Swalwell's exit. The Swalwell collapse that triggered Becerra's surge is described but not sourced or dated, and no background is given on the allegations — readers unfamiliar with the race have no frame for evaluating how durable Becerra's inherited momentum may be.
What it does well
- The piece structures a genuinely "damned-either-way" tension — noting both that rivals "refused to let up" and that "his ignorance about the scheme undermines his pitch as a competent manager" — giving readers two distinct lines of critique rather than a single narrative.
- "Sizzle isn't always best for the state" is an on-record quote that cuts against the implied premise of the piece (that Becerra's media deficits are damaging), providing at least one counterweight.

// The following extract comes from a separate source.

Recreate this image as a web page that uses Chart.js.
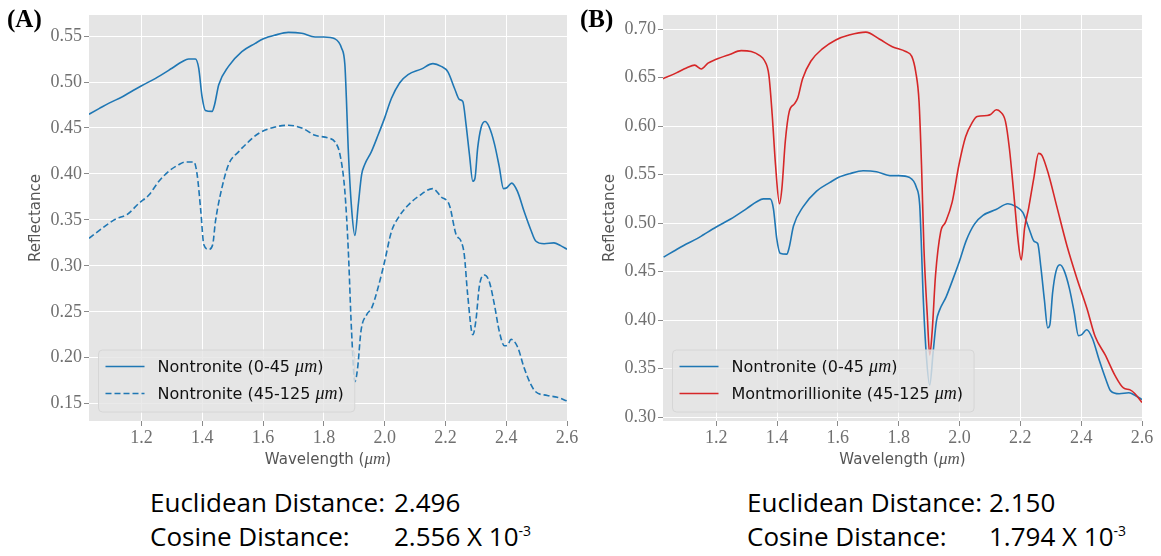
<!DOCTYPE html>
<html>
<head>
<meta charset="utf-8">
<script src="https://cdn.jsdelivr.net/npm/chart.js@4.4.0/dist/chart.umd.min.js"></script>
<style>
  body { margin: 0; background: #fff; width: 1161px; height: 556px; position: relative; overflow: hidden; }
  .panel { position: absolute; top: 0; }
  .tag { position: absolute; top: 6px; font: bold 25px "Liberation Serif", serif; line-height: 1; color: #000; }
  .stat { position: absolute; font: 26px "Open Sans", sans-serif; line-height: 34px; color: #000; white-space: nowrap; }
  .stat .val { position: absolute; top: 0; }
  .stat sup { font-size: 14px; vertical-align: 10px; line-height: 0; }
</style>
</head>
<body>

<div class="panel" style="left:0;width:580px;height:480px"><canvas id="chartA" width="580" height="480"></canvas></div>
<div class="panel" style="left:580px;width:581px;height:480px"><canvas id="chartB" width="581" height="480"></canvas></div>

<div class="tag" style="left:7px">(A)</div>
<div class="tag" style="left:580px">(B)</div>

<div class="stat" style="left:150px;top:485px">Euclidean Distance:<span class="val" style="left:244px">2.496</span></div>
<div class="stat" style="left:150px;top:519px">Cosine Distance:<span class="val" style="left:244px">2.556 X 10<sup>-3</sup></span></div>
<div class="stat" style="left:747px;top:485px">Euclidean Distance:<span class="val" style="left:242px">2.150</span></div>
<div class="stat" style="left:747px;top:519px">Cosine Distance:<span class="val" style="left:242px">1.794 X 10<sup>-3</sup></span></div>

<script>
// ── Data ─────────────────────────────────────────────────────
const xTicks = [1.2, 1.4, 1.6, 1.8, 2.0, 2.2, 2.4, 2.6];
const yTicksA = [0.15, 0.20, 0.25, 0.30, 0.35, 0.40, 0.45, 0.50, 0.55];
const yTicksB = [0.30, 0.35, 0.40, 0.45, 0.50, 0.55, 0.60, 0.65, 0.70];

// Nontronite 0-45 µm
const wlNontFine = [1.027,1.060,1.093,1.137,1.158,1.200,1.246,1.300,1.333,1.355,1.377,1.388,1.399,1.410,1.432,1.440,1.454,1.486,1.530,1.574,1.601,1.639,1.683,1.727,1.771,1.800,1.836,1.858,1.869,1.874,1.880,1.891,1.902,1.913,1.924,1.934,1.956,1.978,2.000,2.022,2.049,2.077,2.120,2.159,2.186,2.208,2.230,2.246,2.257,2.268,2.279,2.290,2.297,2.306,2.317,2.330,2.344,2.361,2.377,2.391,2.402,2.418,2.437,2.459,2.481,2.497,2.525,2.557,2.579,2.600];
const reflNontFine = [0.465,0.471,0.477,0.484,0.488,0.496,0.504,0.515,0.522,0.525,0.525,0.515,0.484,0.469,0.468,0.475,0.497,0.517,0.533,0.542,0.547,0.551,0.554,0.553,0.549,0.549,0.547,0.537,0.519,0.482,0.428,0.363,0.333,0.366,0.399,0.410,0.424,0.442,0.461,0.482,0.499,0.508,0.514,0.520,0.517,0.511,0.493,0.481,0.479,0.453,0.421,0.392,0.395,0.428,0.450,0.457,0.451,0.433,0.408,0.384,0.385,0.390,0.381,0.359,0.339,0.327,0.324,0.325,0.322,0.318];

// Nontronite 45-125 µm
const wlNontCoarse = [1.027,1.071,1.115,1.153,1.191,1.224,1.257,1.290,1.322,1.344,1.372,1.383,1.394,1.405,1.421,1.434,1.443,1.459,1.486,1.519,1.552,1.585,1.639,1.683,1.727,1.771,1.815,1.836,1.853,1.869,1.880,1.891,1.902,1.911,1.922,1.941,1.957,1.978,2.000,2.022,2.044,2.077,2.109,2.158,2.186,2.213,2.235,2.251,2.262,2.273,2.290,2.300,2.312,2.328,2.344,2.361,2.377,2.394,2.405,2.416,2.437,2.459,2.481,2.497,2.535,2.568,2.600];
const reflNontCoarse = [0.330,0.341,0.351,0.356,0.368,0.377,0.392,0.403,0.410,0.413,0.413,0.399,0.363,0.323,0.318,0.323,0.348,0.377,0.410,0.424,0.435,0.444,0.451,0.453,0.450,0.442,0.439,0.435,0.421,0.381,0.319,0.229,0.174,0.189,0.229,0.247,0.254,0.276,0.305,0.337,0.352,0.366,0.375,0.384,0.375,0.366,0.334,0.327,0.312,0.269,0.225,0.240,0.279,0.290,0.283,0.258,0.229,0.213,0.214,0.220,0.212,0.189,0.171,0.163,0.159,0.157,0.153];

// Montmorillionite 45-125 µm
const wlMont = [1.025,1.069,1.102,1.129,1.151,1.173,1.200,1.244,1.282,1.315,1.342,1.358,1.373,1.384,1.395,1.408,1.416,1.427,1.440,1.457,1.468,1.484,1.511,1.550,1.593,1.637,1.692,1.736,1.779,1.823,1.843,1.856,1.867,1.875,1.883,1.894,1.902,1.910,1.921,1.938,1.954,1.976,1.998,2.020,2.042,2.058,2.091,2.102,2.121,2.134,2.151,2.164,2.178,2.193,2.203,2.214,2.227,2.244,2.260,2.271,2.293,2.320,2.353,2.386,2.419,2.446,2.479,2.511,2.539,2.561,2.577,2.600];
const reflMont = [0.649,0.655,0.660,0.663,0.659,0.665,0.669,0.674,0.678,0.677,0.673,0.668,0.653,0.612,0.560,0.520,0.536,0.584,0.615,0.623,0.629,0.649,0.667,0.680,0.689,0.694,0.697,0.690,0.682,0.677,0.672,0.656,0.625,0.560,0.474,0.405,0.364,0.388,0.446,0.491,0.501,0.522,0.560,0.589,0.604,0.610,0.611,0.612,0.617,0.615,0.605,0.577,0.532,0.481,0.462,0.495,0.515,0.546,0.572,0.570,0.550,0.517,0.477,0.443,0.412,0.383,0.364,0.343,0.330,0.328,0.324,0.315];

const BLUE = '#1f77b4';
const RED = '#d62728';

// ── Helpers ──────────────────────────────────────────────────
const pairs = (xs, ys) => xs.map((x, i) => ({ x, y: ys[i] }));
const SANS = '"DejaVu Sans", sans-serif';
const MATH = '"Liberation Serif", serif';

// split a label at "μm" so the unit can be set in math italic
function mathParts(text, sansFont, italFont) {
  const m = text.match(/^(.*?)(μm)(.*)$/);
  return m ? [[m[1], sansFont], [m[2], italFont], [m[3], sansFont]] : [[text, sansFont]];
}
function partsWidth(ctx, parts) {
  let w = 0;
  parts.forEach(p => { ctx.font = p[1]; w += ctx.measureText(p[0]).width; });
  return w;
}
function drawParts(ctx, parts, x, y) {
  parts.forEach(p => {
    ctx.font = p[1];
    ctx.fillText(p[0], x, y);
    x += ctx.measureText(p[0]).width;
  });
}

const plotBg = {
  id: 'plotBg',
  beforeDraw(chart) {
    const { ctx, chartArea: a } = chart;
    ctx.save();
    ctx.fillStyle = '#e5e5e5';
    ctx.fillRect(a.left, a.top, a.right - a.left, a.bottom - a.top);
    ctx.restore();
  }
};

// x axis title with the unit in italics
const xTitle = {
  id: 'xTitle',
  afterDraw(chart) {
    const { ctx, chartArea: a } = chart;
    const parts = mathParts('Wavelength (μm)', '15px ' + SANS, 'italic 17px ' + MATH);
    ctx.save();
    ctx.fillStyle = '#555';
    ctx.textBaseline = 'middle';
    const w = partsWidth(ctx, parts);
    drawParts(ctx, parts, (a.left + a.right) / 2 - w / 2, a.bottom + 39);
    ctx.restore();
  }
};

// legend box inside the lower-left corner of the plot
const insetLegend = {
  id: 'insetLegend',
  afterDatasetsDraw(chart) {
    const { ctx, chartArea: a } = chart;
    const rows = chart.data.datasets.map(ds => {
      const parts = mathParts(ds.label, '16px ' + SANS, 'italic 18px ' + MATH);
      return { ds, parts, w: partsWidth(ctx, parts) };
    });
    const maxW = Math.max(...rows.map(r => r.w));
    const bx = a.left + 9.5, bh = 62, by = a.bottom - 9 - bh, bw = 70 + maxW;

    ctx.save();
    ctx.beginPath();
    ctx.roundRect(bx, by, bw, bh, 4);
    ctx.fillStyle = 'rgba(229,229,229,0.8)';
    ctx.fill();
    ctx.strokeStyle = '#d6d6d6';
    ctx.lineWidth = 1;
    ctx.stroke();

    rows.forEach((r, i) => {
      const y = by + 16.5 + i * 27;
      ctx.beginPath();
      ctx.setLineDash(r.ds.borderDash || []);
      ctx.strokeStyle = r.ds.borderColor;
      ctx.lineWidth = 1.6;
      ctx.moveTo(bx + 7, y);
      ctx.lineTo(bx + 46, y);
      ctx.stroke();
      ctx.setLineDash([]);
      ctx.fillStyle = '#111';
      ctx.textBaseline = 'middle';
      drawParts(ctx, r.parts, bx + 59, y + 1);
    });
    ctx.restore();
  }
};

function makeScales(xMin, yMin, yMax, yTicks, yWidth, yTitlePad) {
  const tickFont = { family: MATH, size: 18 };
  const grid = { color: '#ffffff', lineWidth: 1, tickColor: '#8a8a8a', tickLength: 5 };
  return {
    x: {
      type: 'linear', min: xMin, max: 2.6,
      grid, border: { display: false },
      afterBuildTicks: s => { s.ticks = xTicks.map(v => ({ value: v })); },
      afterFit: s => { s.height = 59; },
      ticks: { color: '#707070', font: tickFont, padding: 1, autoSkip: false, maxRotation: 0, callback: v => v.toFixed(1) }
    },
    y: {
      type: 'linear', min: yMin, max: yMax,
      grid, border: { display: false },
      afterBuildTicks: s => { s.ticks = yTicks.map(v => ({ value: v })); },
      afterFit: s => { s.width = yWidth; },
      ticks: { color: '#707070', font: tickFont, padding: 2, autoSkip: false, callback: v => v.toFixed(2) },
      title: { display: true, text: 'Reflectance', color: '#555', font: { family: SANS, size: 15 }, padding: { top: yTitlePad, bottom: 0 } }
    }
  };
}

function lineDs(label, xs, ys, color, extra) {
  return Object.assign({
    label, data: pairs(xs, ys),
    borderColor: color, backgroundColor: color, borderWidth: 1.6,
    pointRadius: 0, cubicInterpolationMode: 'monotone', fill: false
  }, extra || {});
}

const common = {
  responsive: false,
  animation: false,
  events: [],
  plugins: { legend: { display: false }, tooltip: { enabled: false } }
};

// ── Panel A ──────────────────────────────────────────────────
new Chart(document.getElementById('chartA'), {
  type: 'line',
  data: {
    datasets: [
      lineDs('Nontronite (0-45 μm)', wlNontFine, reflNontFine, BLUE),
      lineDs('Nontronite (45-125 μm)', wlNontCoarse, reflNontCoarse, BLUE, { borderDash: [6, 3] })
    ]
  },
  options: Object.assign({}, common, {
    layout: { padding: { left: 0, right: 13, top: 15, bottom: 0 } },
    scales: makeScales(1.027, 0.1312, 0.5729, yTicksA, 89, 27)
  }),
  plugins: [plotBg, insetLegend, xTitle]
});

// ── Panel B ──────────────────────────────────────────────────
new Chart(document.getElementById('chartB'), {
  type: 'line',
  data: {
    datasets: [
      lineDs('Nontronite (0-45 μm)', wlNontFine, reflNontFine, BLUE, { order: 1 }),
      lineDs('Montmorillionite (45-125 μm)', wlMont, reflMont, RED, { order: 0 })
    ]
  },
  options: Object.assign({}, common, {
    layout: { padding: { left: 0, right: 19, top: 15, bottom: 0 } },
    scales: makeScales(1.025, 0.2959, 0.7147, yTicksB, 83, 21.5)
  }),
  plugins: [plotBg, insetLegend, xTitle]
});
</script>
</body>
</html>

- The AdImpact attribution for the $165 million advertising figure is a model of sourcing specificity that the rest of the piece does not consistently replicate.
- The Checchi/Davis analogy is historically grounded and explained with enough context for readers unfamiliar with 1998 California politics to follow the logic.
- Garry South is named and his credential is disclosed ("ran Gray Davis' gubernatorial campaign in 1998"), a transparency standard the piece unfortunately does not apply to its two anonymous strategists.
Rating
| Dimension | Score | One-line justification |
|---|---|---|
| Factual accuracy | 7 | Specific figures are sourced but the plea-deal characterization and poll claims lack attribution; "virtually overnight" is asserted without evidence |
| Source diversity | 5 | Zero rival-campaign voices; two of five non-campaign sources are anonymous Democrats; Mayorkas and Rice referenced but not quoted |
| Editorial neutrality | 6 | "Without evidence," "brought out the knives," and "damned-either-way" are authorial framings that tilt toward treating Becerra's plight sympathetically |
| Comprehensiveness/context | 6 | Omits poll sourcing, rival-campaign rationale, plea-deal legal nuance, and Becerra's policy record at HHS |
| Transparency | 7 | Bylined, dated, AdImpact named; but anonymous sourcing is heavy and no affiliation is disclosed for Grevenworth's current clients |
Overall: 6/10 — A well-reported campaign narrative let down by unattributed framing, anonymous-source reliance, and the absence of any rival-campaign voice to contest the piece's dominant interpretation.